Kiai Moenawar Chalil dalam bukunya Peristiwa Isra’ dan Mi’raj, telah mengklasifikasikan pendapat-pendapat mengenai hal ini. Ia menulis:

“Tentang bagaimana terjadinya Isra dan Mi’raj yang dilakukan Nabi Saw., yakni apakah dengan tubuh halus (ruhani) serta tubuh kasar (jasmani) nya, ataukah hanya dengan tubuh halus (ruhani) nya saja.”

Rupanya, para ulama, para cerdik-pandai dan para sarjana sejak dari dahulu hingga sekarang pun masih banyak pertikaian pendapat dan perselisihan paham, yakni: apakah Isra’ dan Mi’raj dilakukan dengan ruh serta jasad?Apakah dilakukan dengan ruh saja? Apakah dilakukan dengan jalan mimpi?
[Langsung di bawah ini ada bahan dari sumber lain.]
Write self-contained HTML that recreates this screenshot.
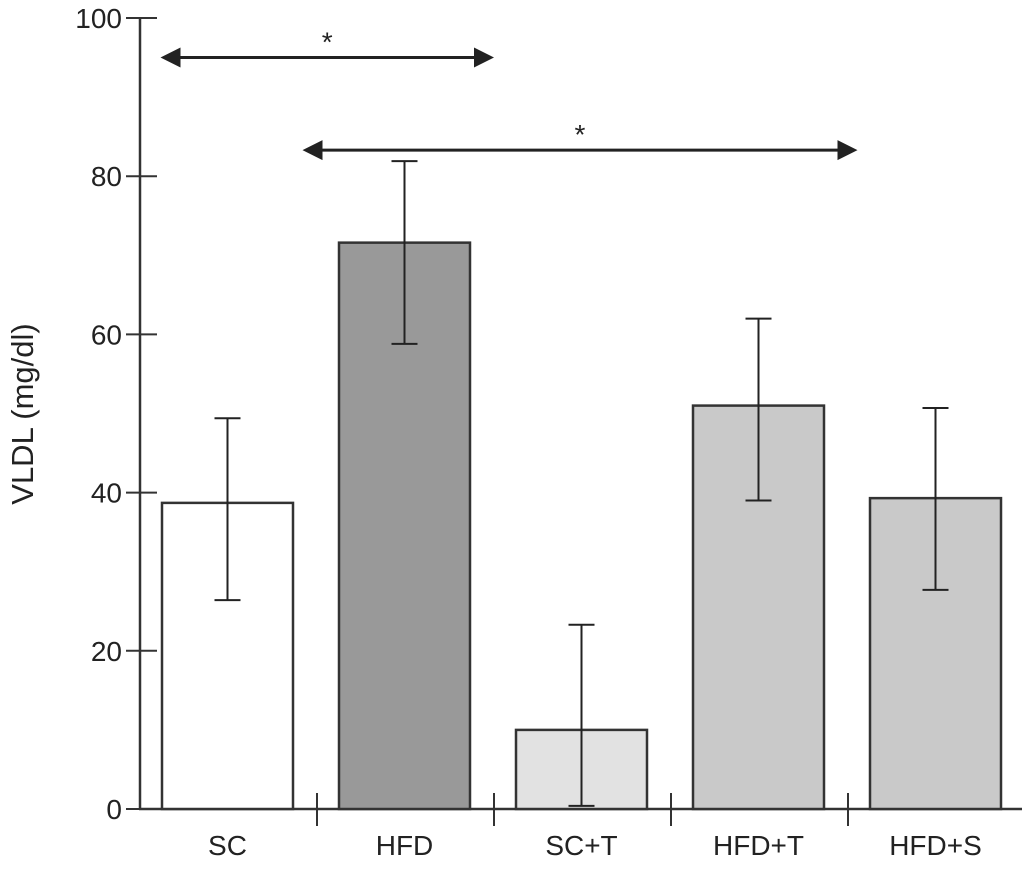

Atau apakah dilakukan dengan badan halus, tidak dengan jasmani dan tidak dengan ruhani, ataukah Isra’ dan Mi’raj dilakukan dengan wahdatul wujud?. Tapi yang jelas, menurut penulis Isra’ dan Mi’raj itu nyata adanya.

Terlepas dari itu semua, yang penting dicatat adalah bahwa ternyata tidak ada perbedaan mendasar yang cukup mendominasi antar tafsir-tafsir bi al-Ma’tsur dan bi al-Ra’yi berkaitan dengan pembahasan mereka mengenai Isra’ dan Mi’raj. Misalnya, dalam tafsirnya Abu Laits al-Samarkandi pada Bahr al-Ulum, yang hanya menjelasakan Isra’ dan Mi’raj secara tekstual dan kemudian mengutip riwayat-riwayat berkaitan dengan peristiwa ini.

Demikian juga dengan penafsiran al-Thabari dalam Jami’ al-Bayan fi Ta’wil al-Qur’an yang setelah menjelaskan kedudukan ayat secara tekstual, mengutip riwayat-riwayat sahabat dan para tabi’in, serta mengklasifikasi perbedaan-perbedaan riwayat tersebut.

Walaupun tentu kedua kitab tafsir di atas yang digolongkan oleh al-Dzhahabi sebagai tafsir bi al-Ma’tsur ini tidak bisa menjenalisir bahwa tafsir bi al-Ma’tsur demikian seluruhnya.

Demikian penjelasan tentang apakah Isra Mikraj dengan jasad atau ruh Nabi Muhammad saja? Semoga bermanfaat.